▶ _Short task_:
Taking the data below, please print only the lines from the line holding "Convert this chart to D3.js code." to the line holding "var width = 1236, height = 495;", inclusive, with pictures omitted.

▶ _Records provided_:
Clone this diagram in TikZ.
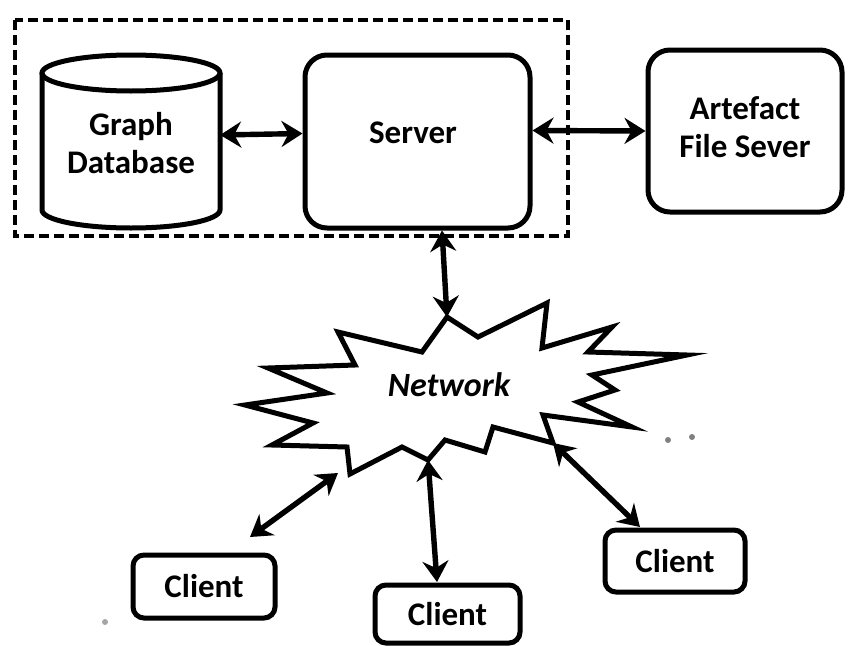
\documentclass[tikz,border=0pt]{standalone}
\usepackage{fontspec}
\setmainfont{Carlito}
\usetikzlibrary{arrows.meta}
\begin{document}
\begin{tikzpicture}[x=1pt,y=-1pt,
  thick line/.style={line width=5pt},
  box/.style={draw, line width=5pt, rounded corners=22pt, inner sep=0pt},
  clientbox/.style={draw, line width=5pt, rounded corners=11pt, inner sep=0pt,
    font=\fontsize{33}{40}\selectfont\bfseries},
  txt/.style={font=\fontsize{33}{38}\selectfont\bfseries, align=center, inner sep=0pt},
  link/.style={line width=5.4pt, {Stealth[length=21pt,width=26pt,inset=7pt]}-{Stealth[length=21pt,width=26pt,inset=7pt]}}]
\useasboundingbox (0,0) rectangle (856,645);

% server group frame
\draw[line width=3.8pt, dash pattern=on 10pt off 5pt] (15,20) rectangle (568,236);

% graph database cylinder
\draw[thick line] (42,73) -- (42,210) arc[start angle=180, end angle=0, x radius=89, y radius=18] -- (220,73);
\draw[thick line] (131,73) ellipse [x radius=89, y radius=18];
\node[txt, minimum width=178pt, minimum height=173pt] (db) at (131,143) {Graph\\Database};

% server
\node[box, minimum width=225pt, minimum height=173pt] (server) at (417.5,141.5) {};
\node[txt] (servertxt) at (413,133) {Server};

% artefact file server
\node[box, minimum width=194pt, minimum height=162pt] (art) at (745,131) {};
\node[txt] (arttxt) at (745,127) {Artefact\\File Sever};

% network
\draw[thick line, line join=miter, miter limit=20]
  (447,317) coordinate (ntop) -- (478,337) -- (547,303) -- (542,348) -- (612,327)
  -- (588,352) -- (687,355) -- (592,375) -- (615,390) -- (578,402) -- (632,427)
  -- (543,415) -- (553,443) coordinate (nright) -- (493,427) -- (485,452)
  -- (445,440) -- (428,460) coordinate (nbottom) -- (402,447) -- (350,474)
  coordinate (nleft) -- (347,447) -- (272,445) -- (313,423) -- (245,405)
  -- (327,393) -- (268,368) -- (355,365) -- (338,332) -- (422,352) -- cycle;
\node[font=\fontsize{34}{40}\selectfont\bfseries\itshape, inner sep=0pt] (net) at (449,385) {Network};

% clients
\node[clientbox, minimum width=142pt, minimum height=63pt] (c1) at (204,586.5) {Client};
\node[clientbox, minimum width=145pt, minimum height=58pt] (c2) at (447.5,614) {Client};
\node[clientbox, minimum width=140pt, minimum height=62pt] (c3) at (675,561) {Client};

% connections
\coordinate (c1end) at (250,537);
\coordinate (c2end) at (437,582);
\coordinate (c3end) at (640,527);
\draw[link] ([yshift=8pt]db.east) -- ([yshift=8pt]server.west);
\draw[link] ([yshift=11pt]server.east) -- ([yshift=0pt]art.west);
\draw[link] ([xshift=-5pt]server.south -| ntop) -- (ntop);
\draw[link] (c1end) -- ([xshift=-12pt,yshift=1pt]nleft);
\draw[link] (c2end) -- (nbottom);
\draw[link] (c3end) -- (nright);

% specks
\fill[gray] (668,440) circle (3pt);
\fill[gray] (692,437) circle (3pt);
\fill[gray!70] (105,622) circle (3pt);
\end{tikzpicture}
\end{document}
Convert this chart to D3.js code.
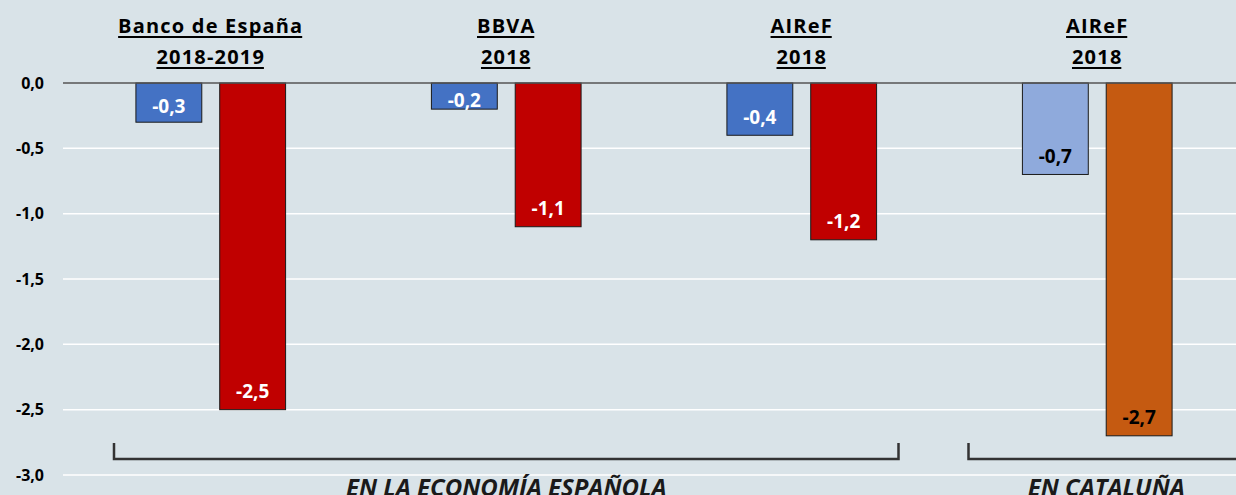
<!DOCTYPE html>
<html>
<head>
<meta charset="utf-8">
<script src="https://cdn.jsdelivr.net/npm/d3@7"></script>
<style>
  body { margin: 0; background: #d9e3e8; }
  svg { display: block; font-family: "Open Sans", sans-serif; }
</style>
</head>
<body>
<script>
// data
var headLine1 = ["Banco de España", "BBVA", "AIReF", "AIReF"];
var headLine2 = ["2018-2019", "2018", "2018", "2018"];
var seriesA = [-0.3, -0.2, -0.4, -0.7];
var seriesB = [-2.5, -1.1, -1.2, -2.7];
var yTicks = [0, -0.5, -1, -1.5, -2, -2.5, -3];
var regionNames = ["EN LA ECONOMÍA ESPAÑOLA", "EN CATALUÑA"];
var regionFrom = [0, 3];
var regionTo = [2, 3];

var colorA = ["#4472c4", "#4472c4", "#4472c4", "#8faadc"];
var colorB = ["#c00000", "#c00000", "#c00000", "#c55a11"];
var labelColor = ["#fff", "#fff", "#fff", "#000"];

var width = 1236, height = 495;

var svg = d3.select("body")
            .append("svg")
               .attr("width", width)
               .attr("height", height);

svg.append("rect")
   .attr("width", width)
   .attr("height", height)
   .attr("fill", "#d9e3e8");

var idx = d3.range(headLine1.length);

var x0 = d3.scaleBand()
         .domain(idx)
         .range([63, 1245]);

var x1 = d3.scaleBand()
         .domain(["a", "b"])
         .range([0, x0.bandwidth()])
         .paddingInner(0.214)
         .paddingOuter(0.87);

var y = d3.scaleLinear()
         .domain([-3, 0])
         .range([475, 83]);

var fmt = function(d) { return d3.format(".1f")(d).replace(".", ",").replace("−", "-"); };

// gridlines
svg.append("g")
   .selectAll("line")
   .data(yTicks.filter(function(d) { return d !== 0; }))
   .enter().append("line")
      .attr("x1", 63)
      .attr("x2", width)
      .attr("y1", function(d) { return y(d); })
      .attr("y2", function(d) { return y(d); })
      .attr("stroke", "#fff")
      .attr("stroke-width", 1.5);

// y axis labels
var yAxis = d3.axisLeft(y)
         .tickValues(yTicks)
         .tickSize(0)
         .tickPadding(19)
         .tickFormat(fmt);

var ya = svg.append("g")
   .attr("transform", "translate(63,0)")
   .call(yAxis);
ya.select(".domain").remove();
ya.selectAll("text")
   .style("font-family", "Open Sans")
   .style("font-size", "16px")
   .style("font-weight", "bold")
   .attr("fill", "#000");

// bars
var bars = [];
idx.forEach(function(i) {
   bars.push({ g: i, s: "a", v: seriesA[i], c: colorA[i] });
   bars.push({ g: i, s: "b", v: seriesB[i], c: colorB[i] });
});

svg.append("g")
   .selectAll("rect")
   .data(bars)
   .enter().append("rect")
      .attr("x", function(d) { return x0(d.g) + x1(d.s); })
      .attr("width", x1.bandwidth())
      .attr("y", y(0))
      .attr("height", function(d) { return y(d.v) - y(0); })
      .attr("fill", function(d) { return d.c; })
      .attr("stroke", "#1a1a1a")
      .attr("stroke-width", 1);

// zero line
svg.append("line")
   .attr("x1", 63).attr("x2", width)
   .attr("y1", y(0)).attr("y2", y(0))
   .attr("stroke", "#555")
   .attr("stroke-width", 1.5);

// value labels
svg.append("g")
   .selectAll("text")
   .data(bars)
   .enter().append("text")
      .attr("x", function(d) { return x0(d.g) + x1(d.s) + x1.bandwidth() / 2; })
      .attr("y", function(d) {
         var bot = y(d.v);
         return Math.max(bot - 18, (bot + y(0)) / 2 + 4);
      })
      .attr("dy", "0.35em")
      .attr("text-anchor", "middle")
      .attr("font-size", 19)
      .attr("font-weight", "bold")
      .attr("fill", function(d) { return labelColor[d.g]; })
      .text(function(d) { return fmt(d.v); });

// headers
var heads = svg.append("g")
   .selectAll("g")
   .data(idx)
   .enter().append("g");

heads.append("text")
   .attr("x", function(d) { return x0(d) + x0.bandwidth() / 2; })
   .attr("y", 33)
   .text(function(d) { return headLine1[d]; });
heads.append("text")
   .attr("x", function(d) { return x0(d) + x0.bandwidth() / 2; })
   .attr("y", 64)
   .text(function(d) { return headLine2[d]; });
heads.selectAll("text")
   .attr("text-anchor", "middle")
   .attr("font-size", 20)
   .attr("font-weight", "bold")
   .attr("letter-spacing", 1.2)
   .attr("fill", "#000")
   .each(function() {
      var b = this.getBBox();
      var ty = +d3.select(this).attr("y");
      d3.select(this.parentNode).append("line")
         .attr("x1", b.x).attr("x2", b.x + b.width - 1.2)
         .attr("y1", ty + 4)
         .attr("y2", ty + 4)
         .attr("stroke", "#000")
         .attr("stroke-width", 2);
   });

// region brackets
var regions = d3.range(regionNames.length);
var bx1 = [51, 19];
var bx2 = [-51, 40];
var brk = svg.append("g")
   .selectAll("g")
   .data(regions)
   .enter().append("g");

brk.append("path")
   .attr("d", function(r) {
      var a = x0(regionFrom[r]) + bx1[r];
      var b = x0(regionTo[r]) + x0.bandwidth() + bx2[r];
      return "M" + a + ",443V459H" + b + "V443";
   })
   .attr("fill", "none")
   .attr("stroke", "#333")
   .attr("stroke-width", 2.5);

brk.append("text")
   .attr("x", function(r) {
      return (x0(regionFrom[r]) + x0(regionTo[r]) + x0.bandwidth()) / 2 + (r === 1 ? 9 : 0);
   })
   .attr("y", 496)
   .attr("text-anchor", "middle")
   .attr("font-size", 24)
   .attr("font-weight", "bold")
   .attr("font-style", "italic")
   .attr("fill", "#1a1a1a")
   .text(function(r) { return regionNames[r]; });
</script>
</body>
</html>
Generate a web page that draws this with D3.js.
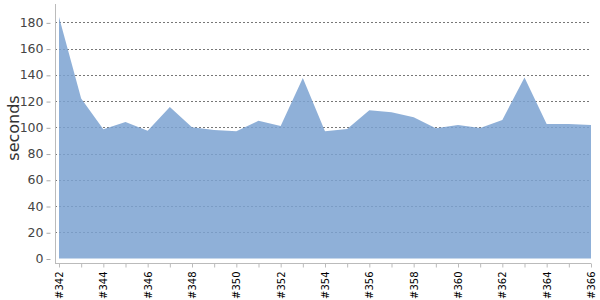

▶ _Correct answer_:
Convert this chart to D3.js code.
<!DOCTYPE html>
<html>
<head>
<meta charset="utf-8">
<script src="https://cdn.jsdelivr.net/npm/d3@7"></script>
<style>
  body { margin: 0; background: #d9e3e8; }
  svg { display: block; font-family: "Open Sans", sans-serif; }
</style>
</head>
<body>
<script>
// data
var headLine1 = ["Banco de España", "BBVA", "AIReF", "AIReF"];
var headLine2 = ["2018-2019", "2018", "2018", "2018"];
var seriesA = [-0.3, -0.2, -0.4, -0.7];
var seriesB = [-2.5, -1.1, -1.2, -2.7];
var yTicks = [0, -0.5, -1, -1.5, -2, -2.5, -3];
var regionNames = ["EN LA ECONOMÍA ESPAÑOLA", "EN CATALUÑA"];
var regionFrom = [0, 3];
var regionTo = [2, 3];

var colorA = ["#4472c4", "#4472c4", "#4472c4", "#8faadc"];
var colorB = ["#c00000", "#c00000", "#c00000", "#c55a11"];
var labelColor = ["#fff", "#fff", "#fff", "#000"];

var width = 1236, height = 495;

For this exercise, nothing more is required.